Congress Hotel Co. v. Southgate, 209 Ill. App. 442 (1918)

Jan. 31, 1918 · Illinois Appellate Court · Gen. No. 23,110
209 Ill. App. 442

Congress Hotel Company, Appellant, v. Ella E. Southgate, Individually and as Executrix, Appellee.

Gen. No. 23,110. (Not to be reported in full.)

Appeal from the Circuit Court of Cook county; the Hon. Thomas G. Windes, Judge, presiding. Certiorari denied hy Supreme Court (making opinion final).

Heard in the Branch Appellate Court at the March term, 1917.

Affirmed.

Opinion filed January 31, 1918.

Statement of the Case.

Bill by Congress Hotel Company, a corporation, complainant, against Ella E. Southgate, individually and as executrix under the last will and testament of Richard H. Southgate, deceased, to compel the refunding of a certain amount and to impress certain real estate with a trust. From a decree sustaining a general demurrer to the bill and dismissing it for want of equity, complainant appeals.

Simeon Straus and Ira E. Straus, for appellant.

Goodrich, Vincent & Bradley, for appellee; Ralph R. Bradley, of counsel.

Mr. Justice McDonald

delivered the opinion of the court.

*443Abstract of the Decision.

1. Corporations, § 261 * —when contracts with director not invalid. The fact that at the time contracts for the procuring of a lease of property, the erection of a building thereon and the floating of a bond issue were consummated and adopted between a corporation and another, the latter was a director of the corporation, does not impair their validity if there was no fraud on his part.

2. Fraud, § 73*—when hill insufficient. General allegations of fraud in a bill amounting merely to conclusions of the pleader are insufficient.

3. Corporations, § 260*—when fraud in making contract with director not shown. Where it appears that a resolution approving a contract between a director and his corporation and authorizing its execution by the proper officers was adopted by the board of directors; that the contract was thereafter executed at a special meeting at which the whole board was apparently present and at which a supplemental agreement was entered into in effect ratifying the prior action of the board, at which time the director only held 100 shares out of the 17,000 shares of stock of the corporation, and no fraud in ratifying the contract is charged, fraud in the making of such contract by reason of the director’s domination of the board is not shown, especially where the corporation not only remained passive as to the contract for a period of 15 years after the alleged domination had ceased, but also, during the latter period, refused to take any action though requested by a stockholder to do so.

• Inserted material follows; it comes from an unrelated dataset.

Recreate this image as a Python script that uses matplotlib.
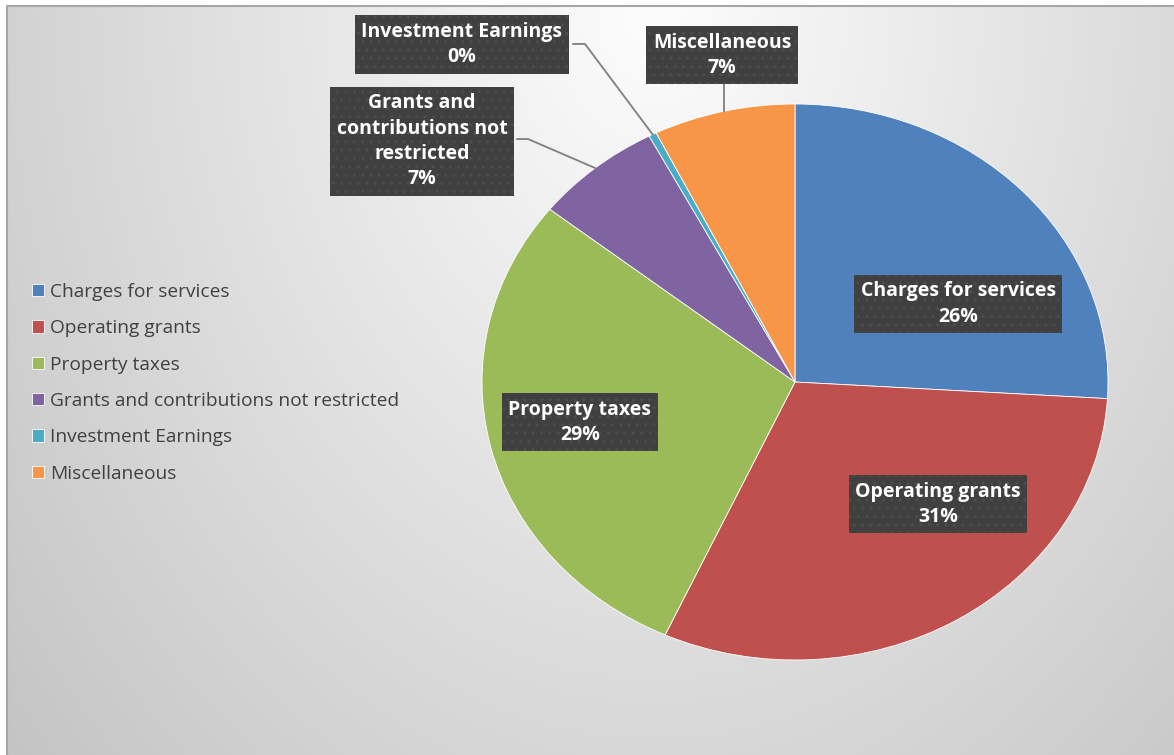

4. Corporations, § 261*—when equity will not require refunding of payments made to director under contract. Where an agreement between a director and his corporation has been legally ratified by the directors, acting of their own volition, and spread upon the books of the corporation, and the latter has availed itself of the benefits of the agreement for a period of 15 years, during which time it has paid dividends, equity will not require that payments made to the director in accordance with the agreement be refunded.